Difference between two independent binomial random variables with equal success probability
Let $X$ ~ $Bin(n,p)$ and $Y$ ~ $Bin(m,p)$ be two independent random variables. Find the distribution of $Z=X-Y$.
see also Difference of two binomial random variables
I figured this out:
$$ P(Z=z)=\cases{\sum_{i=o}^{min(m,n)} Bin(k+i,n,p)*Bin(i,m,p), &if $z\ge0$;\cr \sum_{i=0}^{min(m,n)} Bin(i,n,p) * Bin(i-z, m, p),&otherwise. \cr}$$
I also validated it by Monte Carlo simulation. For $n=30$, $m=20$ and $p=0.5$, I get the following distribution, where the circles are the analytical probabilities and the line connects the MC estimates.
Because that looked to me pretty much like a binomial distribution, I gave it a try and figured out that its actually a binomial, just shifted by m to the left. This can be simply written as $P(Y=y) = Bin(y+m, m+n, p)$. Hence, given equal success probabilities, the sum of two independent binomially distributed random variables is binomial, but also their difference, just shifted to the left.
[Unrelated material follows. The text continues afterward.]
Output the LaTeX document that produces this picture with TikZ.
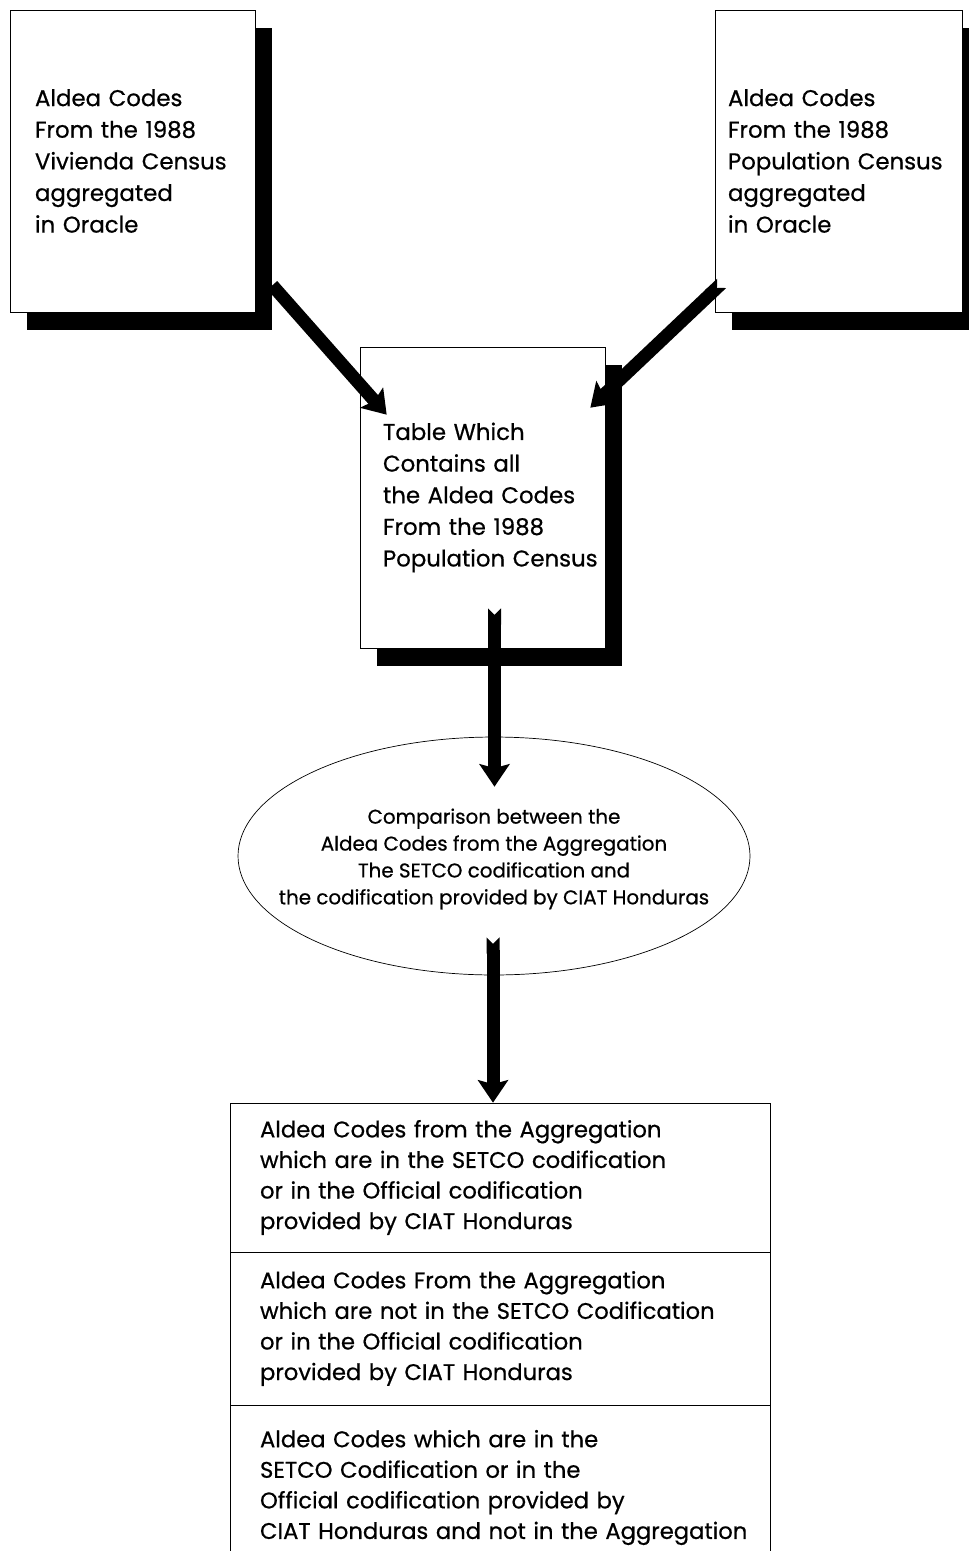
\documentclass[tikz,border=0pt]{standalone}
\usepackage{fontspec}
\setmainfont{Poppins}[UprightFeatures={FakeBold=0.6}]
\usetikzlibrary{shapes.geometric,shadows,arrows.meta}
\tikzset{card/.style = {draw,thin,fill=white,align=left,inner ysep=0pt,
  drop shadow={shadow xshift=0.34cm,shadow yshift=-0.36cm,fill=black,opacity=1},
  font=\fontsize{13}{18}\selectfont}}
\tikzset{result/.style = {draw,thin,align=left,minimum width=10.8cm,inner xsep=0.6cm,
  text width=9.6cm,font=\fontsize{12.9}{17.4}\selectfont}}
\tikzset{flow/.style = {line width=0.26cm,-{Stealth[width=0.6cm,length=0.45cm,inset=0.08cm]}}}
\tikzset{tailed/.style = {flow,{Triangle Cap[reversed]}-{Stealth[width=0.6cm,length=0.45cm,inset=0.08cm]}}}

\begin{document}
\begin{tikzpicture}[x=0.02cm,y=-0.02cm]
            \useasboundingbox (0,0) rectangle (968,1551);

            % Source tables
            \node[card,minimum width=4.9cm,minimum height=6.04cm,inner xsep=0.5cm,text width=3.9cm]
                (vivienda) at (132.5,161) {Aldea Codes\\From the 1988\\Vivienda Census\\aggregated\\in Oracle};
            \node[card,minimum width=4.94cm,minimum height=6.04cm,inner xsep=0.26cm,text width=4.42cm]
                (poblacion) at (838.5,161) {Aldea Codes\\From the 1988\\Population Census\\aggregated\\in Oracle};

            % Merged table
            \node[card,minimum width=4.9cm,minimum height=6.02cm,inner xsep=0.46cm,text width=3.98cm]
                (tabla) at (482.5,497.5) {Table Which\\Contains all\\the Aldea Codes\\From the 1988\\\mbox{Population Census}};

            % Comparison
            \node[ellipse,draw,thin,fill=white,minimum width=10.24cm,minimum height=4.76cm,inner sep=0pt,
                label={[align=center,font=\fontsize{11.3}{15.3}\selectfont,yshift=-0.06cm]center:Comparison between the\\Aldea Codes from the Aggregation\\The SETCO codification and\\the codification provided by CIAT Honduras}]
                (compara) at (494,856) {};

            % Results
            \node[result,minimum height=2.98cm] (res1) at (500,1177.5) {Aldea Codes from the Aggregation\\which are in the SETCO codification\\or in the Official codification\\provided by CIAT Honduras};
            \node[result,minimum height=3.06cm] (res2) at (500,1328.5) {Aldea Codes From the Aggregation\\which are not in the SETCO Codification\\or in the Official codification\\provided by CIAT Honduras};
            \node[result,minimum height=3.3cm] (res3) at (500,1487.5) {Aldea Codes which are in the\\SETCO Codification or in the\\Official codification provided by\\\mbox{CIAT Honduras and not in the Aggregation}};

            % Arrow ends
            \coordinate (t1) at ([shift={(17,-27)}]vivienda.south east);
            \coordinate (h1) at ([shift={(27,68)}]tabla.north west);
            \coordinate (t2) at ([shift={(7,-29)}]poblacion.south west);
            \coordinate (h2) at ([shift={(-15,61)}]tabla.north east);
            \coordinate (t3) at ([shift={(12,-40)}]tabla.south);
            \coordinate (h3) at ([shift={(0,50)}]compara.north);
            \coordinate (t4) at ([shift={(-1,-38)}]compara.south);

            % Arrows
            \draw[flow] (t1) -- (h1);
            \draw[tailed] (t2) -- (h2);
            \draw[tailed] (t3) -- (t3 |- h3);
            \draw[tailed] (t4) -- (t4 |- res1.north);
        \end{tikzpicture}
\end{document}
This question here difference between independent binomial variables is actually the same as mine, but received no answer and only the comment that there would be no simple formula. But the above formula looks pretty simple to me.
- Is it correct that for the case of equal success probabilities, the above equations actually describes the distribution of $Z=X-Y$?
- I read in a book that $Z$ could not be binomial distributed because it had negative support. Is it right to call it a shifted binomial?
Solution 1:
Your $Z=X-Y$ will not be a "shifted binomial" unless $p=\frac12$, or the trivial cases where at least one of $n$ and $m$ is zero. For the case $p=\frac12$, $m-Y$ has the same distribution as $Y$ so $X+Y$ and $X-Y+m$ have the same distribution, which is indeed binomial.
In general consider the means and variances of the distributions:
- $X$ has mean $np$ and variance $np(1-p)$
- $Y$ has mean $mp$ and variance $mp(1-p)$
- $X+Y$ has mean $(n+m)p$ and variance $(n+m)p(1-p)$
- $Z=X-Y$ has mean $(n-m)p$ and variance $(n+m)p(1-p)$
- $Z+m=X-Y+m$ has mean $np+m(1-p)$ and variance $(n+m)p(1-p)$
So for $Z+m$ to be binomial and to be supported on the integers from $0$ through to $n+m$, if its parameter was $q$, its mean would be $(n+m)q$ and variance $(n+m)q(1-q)$.
- To have $(n+m)q(1-q)=(n+m)p(1-p)$ requires $q=p$ or $q=1-p$ or $n+m=0$ (i.e. $n=m=0$).
- To have $q=p$ or $q=1-p$ and the two expressions for the mean equal requires $(n+m)p=np+m(1-p)$ or $(n+m)(1-p)=np+m(1-p)$, i.e. $mp=m(1-p)$ or $n(1-p)=np$, which would require $p=\frac12$ or $m=0$ or $n=0$.
So the only case where $n\gt0$ and $m\gt0$ where the means and variances match a binomial distribution is when $p=\frac12$.
Solution 2:
If $n$ and $m$ are sufficiently large, you can use the normal approximation:
$X \approx N[np,npq]$
$Y \approx N[mp,mpq]$
$X-Y \approx N[mp-np,mpq+npq]$